May 12, noon: Curatorial Chair Marsha Chance will speak on the “Secrets from the Collection”. She has been a professional archaeologist, museum educator, and preservation consultant for 50 years. She has a bachelor’s degree in clothing and textiles, and a master’s degree in anthropology. Among her volunteer activities in her career, she
served on the Florida Historical Commission, is past president of the St. Augustine Archaeological Association, a former trustee of the St. Augustine Lighthouse and Museum, and active in the Friends of Fish Island group. She joined the Woman’s Exchange in 2009 and has curated the collections for 11 years.

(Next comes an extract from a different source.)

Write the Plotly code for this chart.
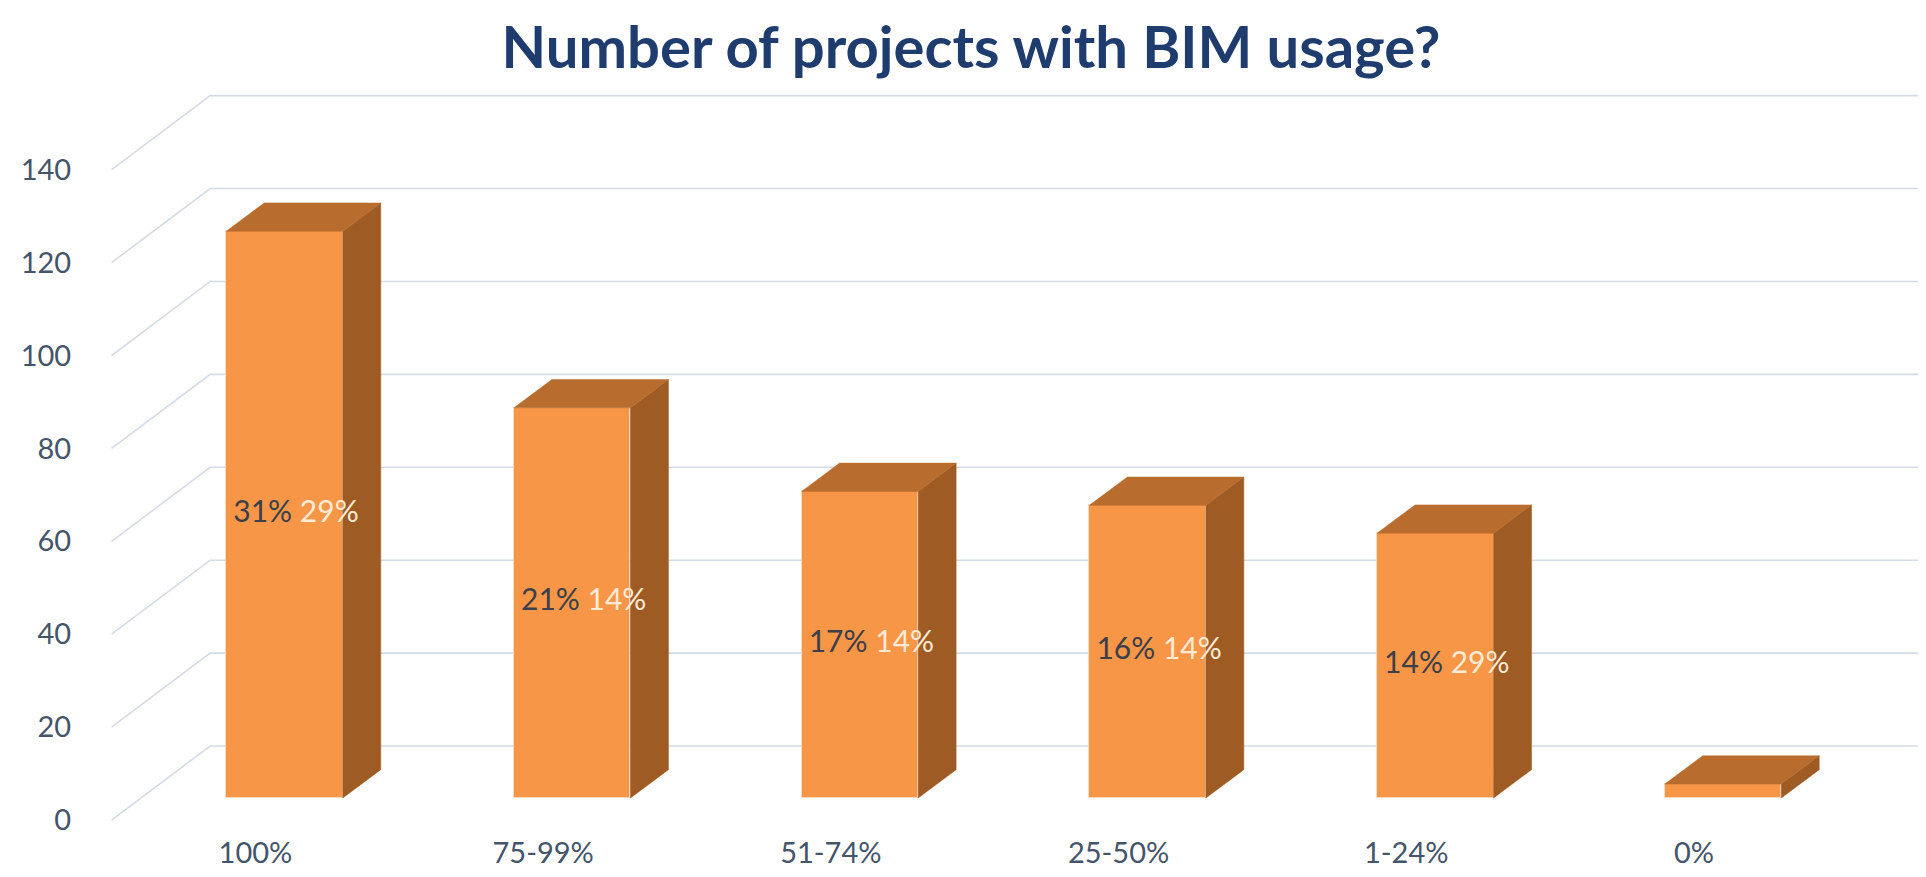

May 13, noon: Docent Marlene Cordero Piriz will present “The First Spanish Residents of St. Augustine”.  Marlene is a first-generation American whose parents and grandparents moved to South Florida from Cuba before the Castro Revolution. She joined the Woman’s Exchange in 2015, and offers tours in Spanish and English for visitors.

May 13, 2 p.m. Hear historian Roger Smith, Ph.D., speak on “The Last Union Jack: St. Augustine and the American Revolution.” Dr. Smith is Director of the St. Augustine History Festival. His doctorate is in Early American history and Atlantic World Studies from the University of Florida. He recently received an award from the National Society of the Sons of the American Revolution for his work on Revolutionary War studies for middle and high school classrooms. A professor of history at Flagler College, Dr. Smith also works for the Saint Augustine Historical Society, and is on the board of the Florida Council for History Education. He served as a consultant for the AMC television show, “Turn” and appeared in the PBS documentary, “The Secrets of Spanish Florida”.

The Woman’s Exchange of St. Augustine has operated The Peña-Peck House on behalf of the city since 1932.